* Recorded information:
## Start
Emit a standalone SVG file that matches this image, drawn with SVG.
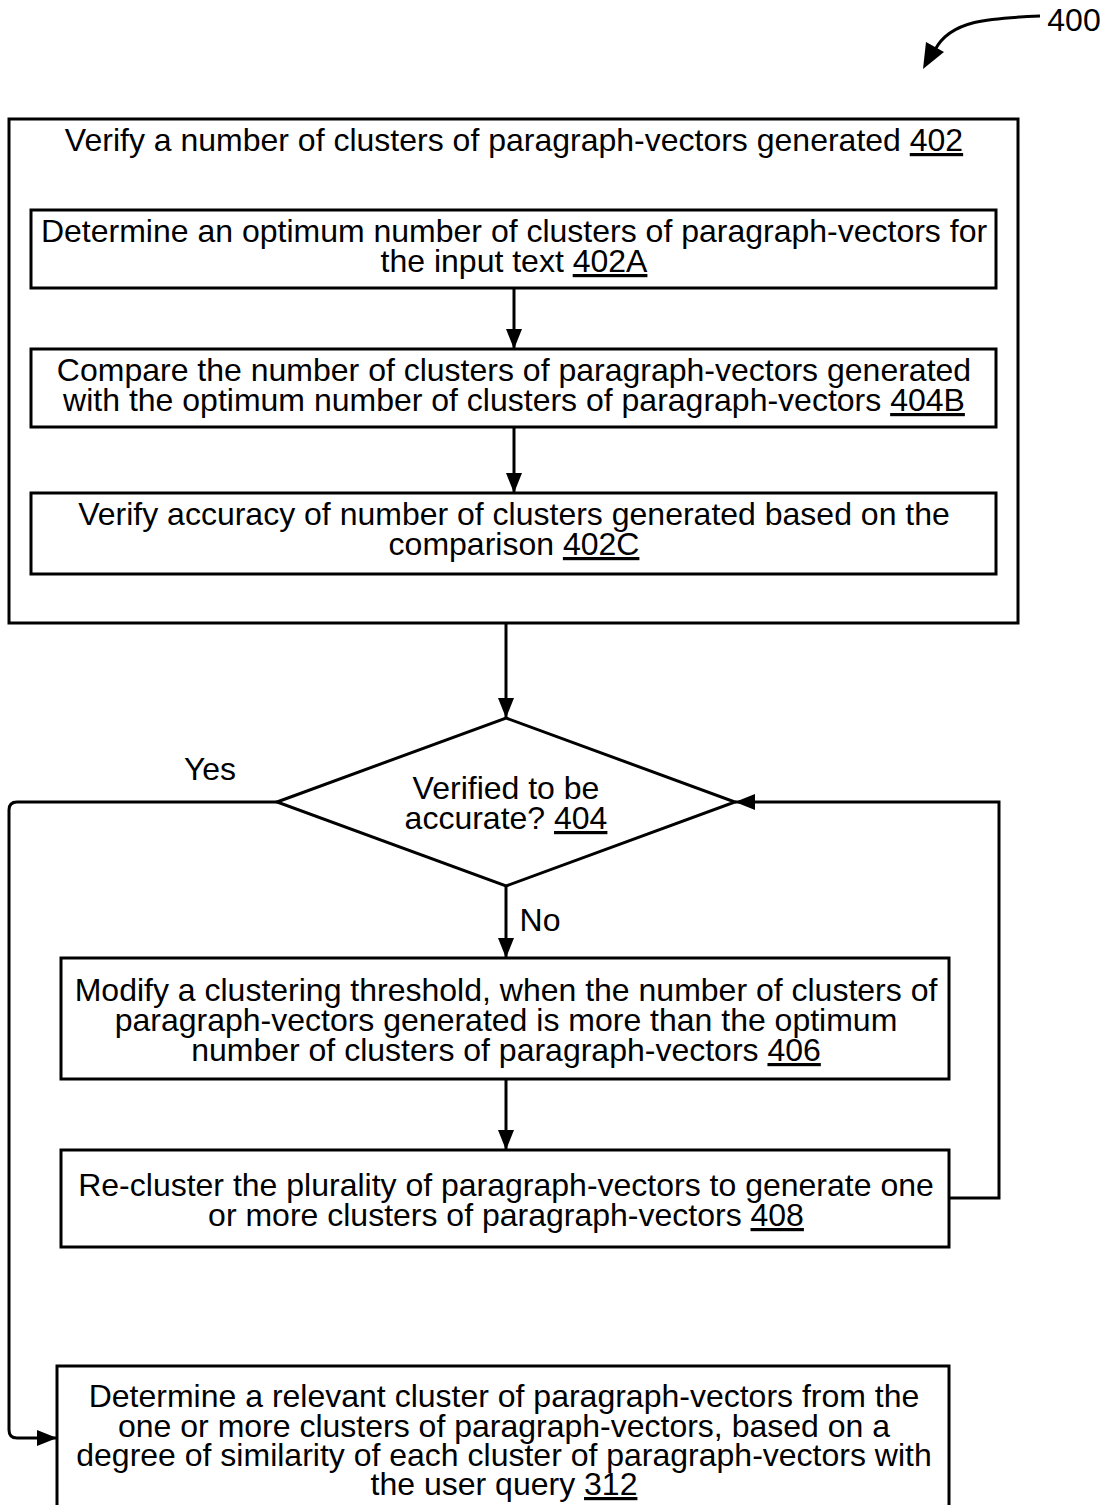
<svg xmlns="http://www.w3.org/2000/svg" width="1110" height="1505" viewBox="0 0 1110 1505">
<defs>
<style>
.b{fill:#fff;stroke:#000;stroke-width:3}
.t{font-family:"Liberation Sans",Arial,sans-serif;font-size:32px;fill:#000;text-anchor:middle}
.u{text-decoration:underline}
.c{fill:none;stroke:#000;stroke-width:3}
</style>
<marker id="a" viewBox="0 0 20 16" refX="20" refY="8" markerWidth="20" markerHeight="16" orient="auto" markerUnits="userSpaceOnUse">
<path d="M0,0 L20,8 L0,16 z" fill="#000"/>
</marker>
</defs>
<rect width="1110" height="1505" fill="#fff"/>
<g id="label400">
<text x="1074" y="31" class="t">400</text>
<path d="M1040,16 C990,18 950,20 935,50" class="c" stroke-width="4"/>
<path d="M923,69 L926,42 L944,52 z" fill="#000"/>
</g>
<g id="n402">
<rect x="9" y="119" width="1009" height="504" class="b"/>
<text x="514" y="151" class="t">Verify a number of clusters of paragraph-vectors generated <tspan class="u">402</tspan></text>
</g>
<g id="n402A">
<rect x="31" y="210" width="965" height="78" class="b"/>
<text x="514" y="242" class="t">Determine an optimum number of clusters of paragraph-vectors for</text>
<text x="514" y="272" class="t">the input text <tspan class="u">402A</tspan></text>
</g>
<g id="n404B">
<rect x="31" y="349" width="965" height="78" class="b"/>
<text x="514" y="381" class="t">Compare the number of clusters of paragraph-vectors generated</text>
<text x="514" y="411" class="t">with the optimum number of clusters of paragraph-vectors <tspan class="u">404B</tspan></text>
</g>
<g id="n402C">
<rect x="31" y="493" width="965" height="81" class="b"/>
<text x="514" y="525" class="t">Verify accuracy of number of clusters generated based on the</text>
<text x="514" y="555" class="t">comparison <tspan class="u">402C</tspan></text>
</g>
<g id="n404">
<polygon points="277,802 506,718 735,802 506,886" class="b"/>
<text x="506" y="799" class="t">Verified to be</text>
<text x="506" y="829" class="t">accurate? <tspan class="u">404</tspan></text>
</g>
<g id="n406">
<rect x="61" y="958" width="888" height="121" class="b"/>
<text x="506" y="1001" class="t">Modify a clustering threshold, when the number of clusters of</text>
<text x="506" y="1031" class="t">paragraph-vectors generated is more than the optimum</text>
<text x="506" y="1061" class="t">number of clusters of paragraph-vectors <tspan class="u">406</tspan></text>
</g>
<g id="n408">
<rect x="61" y="1150" width="888" height="97" class="b"/>
<text x="506" y="1196" class="t">Re-cluster the plurality of paragraph-vectors to generate one</text>
<text x="506" y="1226" class="t">or more clusters of paragraph-vectors <tspan class="u">408</tspan></text>
</g>
<g id="n312">
<rect x="57" y="1366" width="892" height="160" class="b"/>
<text x="504" y="1407" class="t">Determine a relevant cluster of paragraph-vectors from the</text>
<text x="504" y="1437" class="t">one or more clusters of paragraph-vectors, based on a</text>
<text x="504" y="1466" class="t">degree of similarity of each cluster of paragraph-vectors with</text>
<text x="504" y="1495" class="t">the user query <tspan class="u">312</tspan></text>
</g>
<g id="connectors">
<line x1="514" y1="288" x2="514" y2="349" class="c" marker-end="url(#a)"/>
<line x1="514" y1="427" x2="514" y2="493" class="c" marker-end="url(#a)"/>
<line x1="506" y1="623" x2="506" y2="718" class="c" marker-end="url(#a)"/>
<line x1="506" y1="886" x2="506" y2="958" class="c" marker-end="url(#a)"/>
<line x1="506" y1="1079" x2="506" y2="1150" class="c" marker-end="url(#a)"/>
<path d="M949,1198 H999 V802 H735" class="c" marker-end="url(#a)"/>
<path d="M277,802 H17 Q9,802 9,810 V1430 Q9,1438 17,1438 H57" class="c" marker-end="url(#a)"/>
<text x="210" y="780" class="t">Yes</text>
<text x="540" y="931" class="t">No</text>
</g>
</svg>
## End
* What needs to be done:
Leave the images out, please, and restate each line word for word.

* The answer:
Emit a standalone SVG file that matches this image, drawn with SVG.
<svg xmlns="http://www.w3.org/2000/svg" width="1110" height="1505" viewBox="0 0 1110 1505">
<defs>
<style>
.b{fill:#fff;stroke:#000;stroke-width:3}
.t{font-family:"Liberation Sans",Arial,sans-serif;font-size:32px;fill:#000;text-anchor:middle}
.u{text-decoration:underline}
.c{fill:none;stroke:#000;stroke-width:3}
</style>
<marker id="a" viewBox="0 0 20 16" refX="20" refY="8" markerWidth="20" markerHeight="16" orient="auto" markerUnits="userSpaceOnUse">
<path d="M0,0 L20,8 L0,16 z" fill="#000"/>
</marker>
</defs>
<rect width="1110" height="1505" fill="#fff"/>
<g id="label400">
<text x="1074" y="31" class="t">400</text>
<path d="M1040,16 C990,18 950,20 935,50" class="c" stroke-width="4"/>
<path d="M923,69 L926,42 L944,52 z" fill="#000"/>
</g>
<g id="n402">
<rect x="9" y="119" width="1009" height="504" class="b"/>
<text x="514" y="151" class="t">Verify a number of clusters of paragraph-vectors generated <tspan class="u">402</tspan></text>
</g>
<g id="n402A">
<rect x="31" y="210" width="965" height="78" class="b"/>
<text x="514" y="242" class="t">Determine an optimum number of clusters of paragraph-vectors for</text>
<text x="514" y="272" class="t">the input text <tspan class="u">402A</tspan></text>
</g>
<g id="n404B">
<rect x="31" y="349" width="965" height="78" class="b"/>
<text x="514" y="381" class="t">Compare the number of clusters of paragraph-vectors generated</text>
<text x="514" y="411" class="t">with the optimum number of clusters of paragraph-vectors <tspan class="u">404B</tspan></text>
</g>
<g id="n402C">
<rect x="31" y="493" width="965" height="81" class="b"/>
<text x="514" y="525" class="t">Verify accuracy of number of clusters generated based on the</text>
<text x="514" y="555" class="t">comparison <tspan class="u">402C</tspan></text>
</g>
<g id="n404">
<polygon points="277,802 506,718 735,802 506,886" class="b"/>
<text x="506" y="799" class="t">Verified to be</text>
<text x="506" y="829" class="t">accurate? <tspan class="u">404</tspan></text>
</g>
<g id="n406">
<rect x="61" y="958" width="888" height="121" class="b"/>
<text x="506" y="1001" class="t">Modify a clustering threshold, when the number of clusters of</text>
<text x="506" y="1031" class="t">paragraph-vectors generated is more than the optimum</text>
<text x="506" y="1061" class="t">number of clusters of paragraph-vectors <tspan class="u">406</tspan></text>
</g>
<g id="n408">
<rect x="61" y="1150" width="888" height="97" class="b"/>
<text x="506" y="1196" class="t">Re-cluster the plurality of paragraph-vectors to generate one</text>
<text x="506" y="1226" class="t">or more clusters of paragraph-vectors <tspan class="u">408</tspan></text>
</g>
<g id="n312">
<rect x="57" y="1366" width="892" height="160" class="b"/>
<text x="504" y="1407" class="t">Determine a relevant cluster of paragraph-vectors from the</text>
<text x="504" y="1437" class="t">one or more clusters of paragraph-vectors, based on a</text>
<text x="504" y="1466" class="t">degree of similarity of each cluster of paragraph-vectors with</text>
<text x="504" y="1495" class="t">the user query <tspan class="u">312</tspan></text>
</g>
<g id="connectors">
<line x1="514" y1="288" x2="514" y2="349" class="c" marker-end="url(#a)"/>
<line x1="514" y1="427" x2="514" y2="493" class="c" marker-end="url(#a)"/>
<line x1="506" y1="623" x2="506" y2="718" class="c" marker-end="url(#a)"/>
<line x1="506" y1="886" x2="506" y2="958" class="c" marker-end="url(#a)"/>
<line x1="506" y1="1079" x2="506" y2="1150" class="c" marker-end="url(#a)"/>
<path d="M949,1198 H999 V802 H735" class="c" marker-end="url(#a)"/>
<path d="M277,802 H17 Q9,802 9,810 V1430 Q9,1438 17,1438 H57" class="c" marker-end="url(#a)"/>
<text x="210" y="780" class="t">Yes</text>
<text x="540" y="931" class="t">No</text>
</g>
</svg>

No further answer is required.